▸ STORED DATA
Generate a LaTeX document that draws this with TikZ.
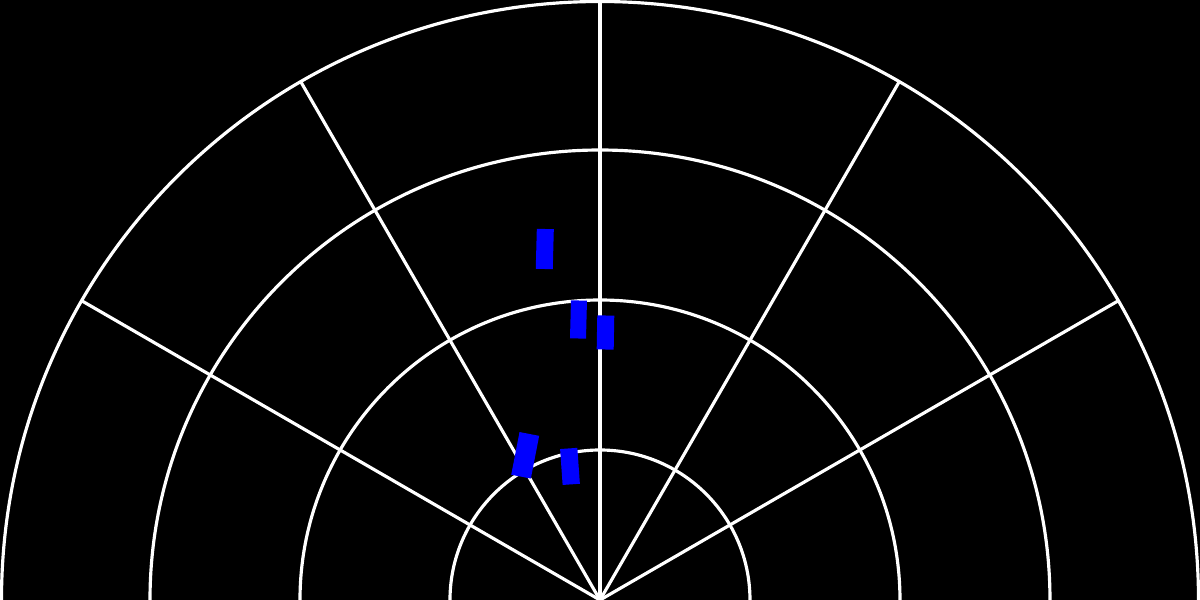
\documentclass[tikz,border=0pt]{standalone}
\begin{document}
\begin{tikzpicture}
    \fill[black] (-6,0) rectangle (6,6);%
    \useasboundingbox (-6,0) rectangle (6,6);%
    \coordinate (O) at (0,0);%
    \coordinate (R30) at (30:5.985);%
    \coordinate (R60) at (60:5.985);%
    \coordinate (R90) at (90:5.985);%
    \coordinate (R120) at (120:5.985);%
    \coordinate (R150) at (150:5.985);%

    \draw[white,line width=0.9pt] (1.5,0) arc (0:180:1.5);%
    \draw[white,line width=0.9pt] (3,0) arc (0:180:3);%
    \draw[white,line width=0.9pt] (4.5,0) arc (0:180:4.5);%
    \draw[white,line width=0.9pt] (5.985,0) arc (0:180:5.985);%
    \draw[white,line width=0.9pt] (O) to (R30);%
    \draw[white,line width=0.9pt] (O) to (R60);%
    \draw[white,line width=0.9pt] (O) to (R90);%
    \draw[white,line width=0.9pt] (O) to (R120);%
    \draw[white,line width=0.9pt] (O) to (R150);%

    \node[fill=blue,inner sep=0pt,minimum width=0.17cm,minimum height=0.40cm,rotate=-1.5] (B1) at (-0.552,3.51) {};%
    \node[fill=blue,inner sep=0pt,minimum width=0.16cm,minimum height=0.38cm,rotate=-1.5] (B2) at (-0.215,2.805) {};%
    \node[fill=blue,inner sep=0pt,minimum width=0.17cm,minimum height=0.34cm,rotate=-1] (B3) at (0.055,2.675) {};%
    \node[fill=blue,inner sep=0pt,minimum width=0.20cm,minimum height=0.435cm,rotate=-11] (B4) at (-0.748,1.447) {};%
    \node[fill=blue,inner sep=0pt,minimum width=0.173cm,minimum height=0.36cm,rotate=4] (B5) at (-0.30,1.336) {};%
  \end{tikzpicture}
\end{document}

▸ DIRECTION
Copy every line of the data word for word, omitting the images.

▸ EXERCISE SOLUTION
Generate a LaTeX document that draws this with TikZ.
\documentclass[tikz,border=0pt]{standalone}
\begin{document}
\begin{tikzpicture}
    \fill[black] (-6,0) rectangle (6,6);%
    \useasboundingbox (-6,0) rectangle (6,6);%
    \coordinate (O) at (0,0);%
    \coordinate (R30) at (30:5.985);%
    \coordinate (R60) at (60:5.985);%
    \coordinate (R90) at (90:5.985);%
    \coordinate (R120) at (120:5.985);%
    \coordinate (R150) at (150:5.985);%

    \draw[white,line width=0.9pt] (1.5,0) arc (0:180:1.5);%
    \draw[white,line width=0.9pt] (3,0) arc (0:180:3);%
    \draw[white,line width=0.9pt] (4.5,0) arc (0:180:4.5);%
    \draw[white,line width=0.9pt] (5.985,0) arc (0:180:5.985);%
    \draw[white,line width=0.9pt] (O) to (R30);%
    \draw[white,line width=0.9pt] (O) to (R60);%
    \draw[white,line width=0.9pt] (O) to (R90);%
    \draw[white,line width=0.9pt] (O) to (R120);%
    \draw[white,line width=0.9pt] (O) to (R150);%

    \node[fill=blue,inner sep=0pt,minimum width=0.17cm,minimum height=0.40cm,rotate=-1.5] (B1) at (-0.552,3.51) {};%
    \node[fill=blue,inner sep=0pt,minimum width=0.16cm,minimum height=0.38cm,rotate=-1.5] (B2) at (-0.215,2.805) {};%
    \node[fill=blue,inner sep=0pt,minimum width=0.17cm,minimum height=0.34cm,rotate=-1] (B3) at (0.055,2.675) {};%
    \node[fill=blue,inner sep=0pt,minimum width=0.20cm,minimum height=0.435cm,rotate=-11] (B4) at (-0.748,1.447) {};%
    \node[fill=blue,inner sep=0pt,minimum width=0.173cm,minimum height=0.36cm,rotate=4] (B5) at (-0.30,1.336) {};%
  \end{tikzpicture}
\end{document}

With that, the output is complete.